##### Materials provided
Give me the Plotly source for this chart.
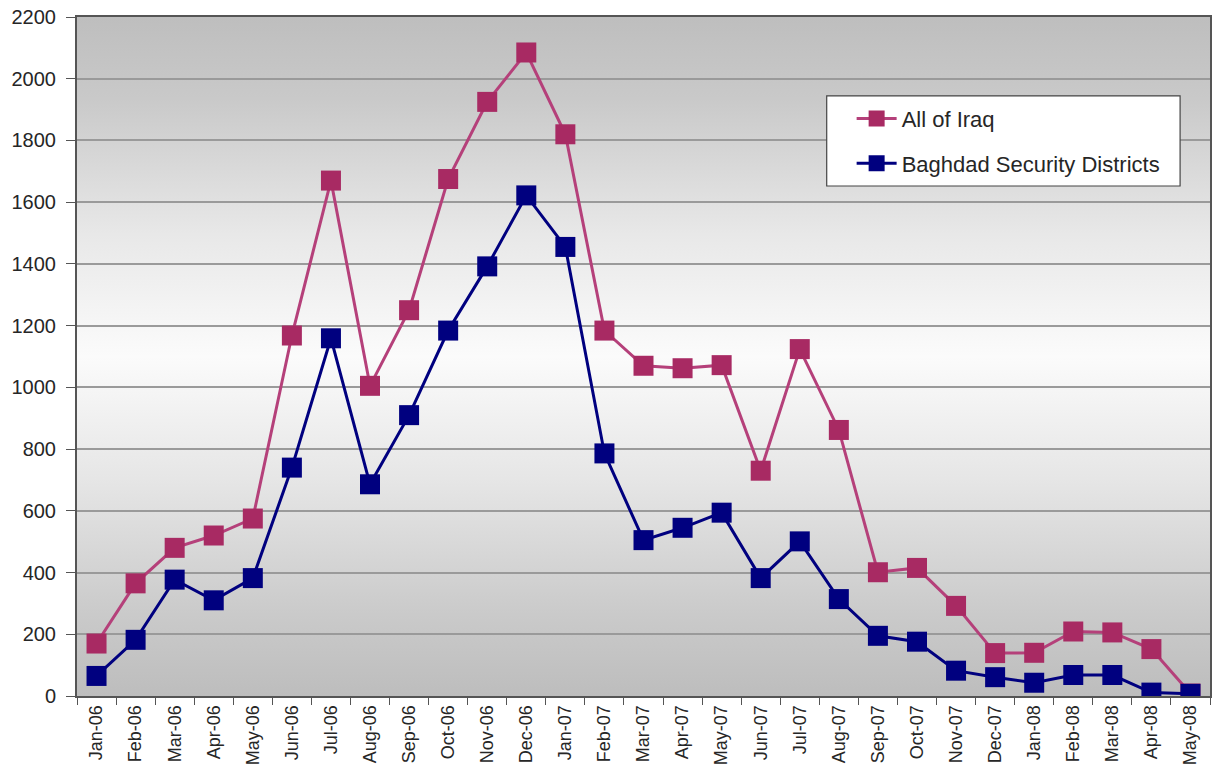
import base64
import plotly.graph_objects as go

# Monthly totals, Jan 2006 - May 2008
months = ["Jan-06", "Feb-06", "Mar-06", "Apr-06", "May-06", "Jun-06", "Jul-06",
          "Aug-06", "Sep-06", "Oct-06", "Nov-06", "Dec-06", "Jan-07", "Feb-07",
          "Mar-07", "Apr-07", "May-07", "Jun-07", "Jul-07", "Aug-07", "Sep-07",
          "Oct-07", "Nov-07", "Dec-07", "Jan-08", "Feb-08", "Mar-08", "Apr-08",
          "May-08"]

all_of_iraq = [170, 365, 480, 520, 575, 1168, 1670, 1005, 1250, 1675, 1925, 2085,
               1820, 1184, 1070, 1062, 1072, 730, 1124, 862, 401, 415, 292, 139,
               140, 209, 206, 152, 8]

baghdad = [65, 182, 377, 310, 382, 740, 1159, 686, 910, 1184, 1392, 1622, 1455,
           786, 505, 545, 594, 382, 501, 314, 195, 176, 82, 61, 43, 68, 68, 11, 7]

y_ticks = list(range(0, 2201, 200))

MAGENTA_LINE = "#b5407a"
MAGENTA_MARK = "#a82a63"
NAVY = "#00007f"
FONT = "Liberation Sans, Arial, sans-serif"
TEXT = "#262626"

# Vertical grey gradient for the plotting area (dark at top/bottom, light in the middle)
svg = """<svg xmlns='http://www.w3.org/2000/svg' width='1135' height='679' preserveAspectRatio='none' viewBox='0 0 1135 679'>
<defs><linearGradient id='g' x1='0' y1='0' x2='0' y2='1'>
<stop offset='0' stop-color='#bebebe'/>
<stop offset='0.12' stop-color='#c9c9c9'/>
<stop offset='0.32' stop-color='#e8e8e8'/>
<stop offset='0.5' stop-color='#fbfbfb'/>
<stop offset='0.68' stop-color='#e6e6e6'/>
<stop offset='0.88' stop-color='#cacaca'/>
<stop offset='1' stop-color='#bdbdbd'/>
</linearGradient></defs>
<rect width='1135' height='679' fill='url(#g)'/></svg>"""
bg_uri = "data:image/svg+xml;base64," + base64.b64encode(svg.encode()).decode()

fig = go.Figure()
fig.add_trace(go.Scatter(
    x=months, y=all_of_iraq, name="All of Iraq", mode="lines+markers",
    line=dict(color=MAGENTA_LINE, width=3),
    marker=dict(symbol="square", size=20, color=MAGENTA_MARK),
    legendgroup="a",
))
fig.add_trace(go.Scatter(
    x=months, y=baghdad, name="Baghdad Security Districts", mode="lines+markers",
    line=dict(color=NAVY, width=3),
    marker=dict(symbol="square", size=20, color=NAVY),
    legendgroup="b",
))

fig.update_layout(
    width=1214, height=782,
    margin=dict(l=77, r=2, t=17, b=86),
    paper_bgcolor="white",
    plot_bgcolor="rgba(0,0,0,0)",
    font=dict(family=FONT, size=20, color=TEXT),
    showlegend=True,
    legend=dict(
        x=0.6837, y=0.881, xanchor="left", yanchor="top",
        bgcolor="rgba(0,0,0,0)", borderwidth=0,
        font=dict(family=FONT, size=22, color=TEXT),
        tracegroupgap=13, itemwidth=40,
    ),
    shapes=[dict(
        type="rect", xref="paper", yref="paper",
        x0=0.6617, x1=0.9736, y0=0.7511, y1=0.8837,
        fillcolor="white", line=dict(color="#444444", width=1.2), layer="above",
    )],
    images=[dict(
        source=bg_uri, xref="paper", yref="paper", x=0, y=1,
        sizex=1, sizey=1, sizing="stretch", layer="below",
        xanchor="left", yanchor="top",
    )],
)

fig.update_xaxes(
    type="category", categoryorder="array", categoryarray=months,
    range=[-0.5, len(months) - 0.5],
    tickangle=-90, tickfont=dict(size=18, family=FONT, color=TEXT),
    tickson="boundaries", ticks="outside", ticklen=7, tickcolor="#555555",
    showgrid=False, showline=True, linecolor="#555555", linewidth=2, mirror=True,
    zeroline=False,
)
fig.update_yaxes(
    range=[0, 2200], tickvals=y_ticks, ticktext=[str(v) for v in y_ticks],
    tickfont=dict(size=20, family=FONT, color=TEXT),
    ticks="outside", ticklen=9, tickcolor="#555555", ticklabelstandoff=6,
    showgrid=True, gridcolor="#9a9a9a", gridwidth=1.5,
    showline=True, linecolor="#555555", linewidth=2, mirror=True,
    zeroline=False,
)

fig.write_html("out.html")
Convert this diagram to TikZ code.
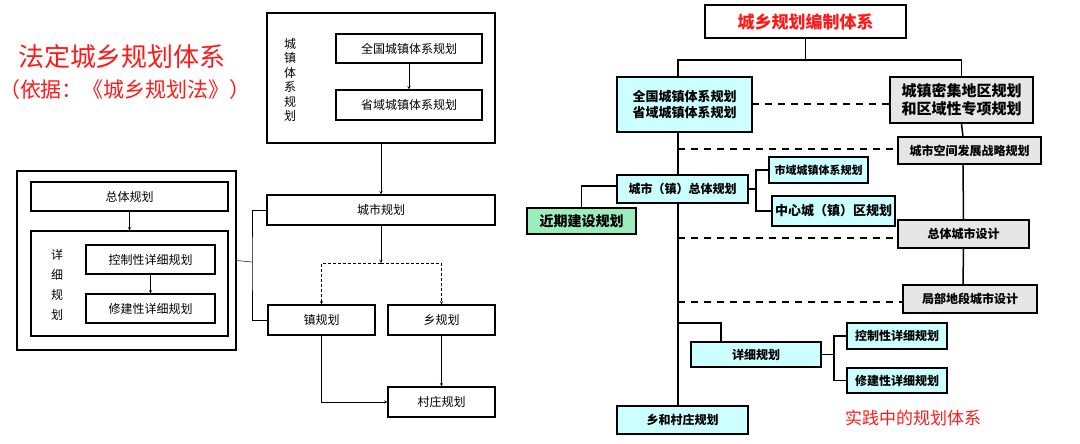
##########
* _Exercise directions_
Every line of the material is to be quoted exactly, with no pictures carried over.

* _The output_
Give me the Plotly source for this chart.
import base64
import plotly.graph_objects as go

# Monthly totals, Jan 2006 - May 2008
months = ["Jan-06", "Feb-06", "Mar-06", "Apr-06", "May-06", "Jun-06", "Jul-06",
          "Aug-06", "Sep-06", "Oct-06", "Nov-06", "Dec-06", "Jan-07", "Feb-07",
          "Mar-07", "Apr-07", "May-07", "Jun-07", "Jul-07", "Aug-07", "Sep-07",
          "Oct-07", "Nov-07", "Dec-07", "Jan-08", "Feb-08", "Mar-08", "Apr-08",
          "May-08"]

all_of_iraq = [170, 365, 480, 520, 575, 1168, 1670, 1005, 1250, 1675, 1925, 2085,
               1820, 1184, 1070, 1062, 1072, 730, 1124, 862, 401, 415, 292, 139,
               140, 209, 206, 152, 8]

baghdad = [65, 182, 377, 310, 382, 740, 1159, 686, 910, 1184, 1392, 1622, 1455,
           786, 505, 545, 594, 382, 501, 314, 195, 176, 82, 61, 43, 68, 68, 11, 7]

y_ticks = list(range(0, 2201, 200))

MAGENTA_LINE = "#b5407a"
MAGENTA_MARK = "#a82a63"
NAVY = "#00007f"
FONT = "Liberation Sans, Arial, sans-serif"
TEXT = "#262626"

# Vertical grey gradient for the plotting area (dark at top/bottom, light in the middle)
svg = """<svg xmlns='http://www.w3.org/2000/svg' width='1135' height='679' preserveAspectRatio='none' viewBox='0 0 1135 679'>
<defs><linearGradient id='g' x1='0' y1='0' x2='0' y2='1'>
<stop offset='0' stop-color='#bebebe'/>
<stop offset='0.12' stop-color='#c9c9c9'/>
<stop offset='0.32' stop-color='#e8e8e8'/>
<stop offset='0.5' stop-color='#fbfbfb'/>
<stop offset='0.68' stop-color='#e6e6e6'/>
<stop offset='0.88' stop-color='#cacaca'/>
<stop offset='1' stop-color='#bdbdbd'/>
</linearGradient></defs>
<rect width='1135' height='679' fill='url(#g)'/></svg>"""
bg_uri = "data:image/svg+xml;base64," + base64.b64encode(svg.encode()).decode()

fig = go.Figure()
fig.add_trace(go.Scatter(
    x=months, y=all_of_iraq, name="All of Iraq", mode="lines+markers",
    line=dict(color=MAGENTA_LINE, width=3),
    marker=dict(symbol="square", size=20, color=MAGENTA_MARK),
    legendgroup="a",
))
fig.add_trace(go.Scatter(
    x=months, y=baghdad, name="Baghdad Security Districts", mode="lines+markers",
    line=dict(color=NAVY, width=3),
    marker=dict(symbol="square", size=20, color=NAVY),
    legendgroup="b",
))

fig.update_layout(
    width=1214, height=782,
    margin=dict(l=77, r=2, t=17, b=86),
    paper_bgcolor="white",
    plot_bgcolor="rgba(0,0,0,0)",
    font=dict(family=FONT, size=20, color=TEXT),
    showlegend=True,
    legend=dict(
        x=0.6837, y=0.881, xanchor="left", yanchor="top",
        bgcolor="rgba(0,0,0,0)", borderwidth=0,
        font=dict(family=FONT, size=22, color=TEXT),
        tracegroupgap=13, itemwidth=40,
    ),
    shapes=[dict(
        type="rect", xref="paper", yref="paper",
        x0=0.6617, x1=0.9736, y0=0.7511, y1=0.8837,
        fillcolor="white", line=dict(color="#444444", width=1.2), layer="above",
    )],
    images=[dict(
        source=bg_uri, xref="paper", yref="paper", x=0, y=1,
        sizex=1, sizey=1, sizing="stretch", layer="below",
        xanchor="left", yanchor="top",
    )],
)

fig.update_xaxes(
    type="category", categoryorder="array", categoryarray=months,
    range=[-0.5, len(months) - 0.5],
    tickangle=-90, tickfont=dict(size=18, family=FONT, color=TEXT),
    tickson="boundaries", ticks="outside", ticklen=7, tickcolor="#555555",
    showgrid=False, showline=True, linecolor="#555555", linewidth=2, mirror=True,
    zeroline=False,
)
fig.update_yaxes(
    range=[0, 2200], tickvals=y_ticks, ticktext=[str(v) for v in y_ticks],
    tickfont=dict(size=20, family=FONT, color=TEXT),
    ticks="outside", ticklen=9, tickcolor="#555555", ticklabelstandoff=6,
    showgrid=True, gridcolor="#9a9a9a", gridwidth=1.5,
    showline=True, linecolor="#555555", linewidth=2, mirror=True,
    zeroline=False,
)

fig.write_html("out.html")
Convert this diagram to TikZ code.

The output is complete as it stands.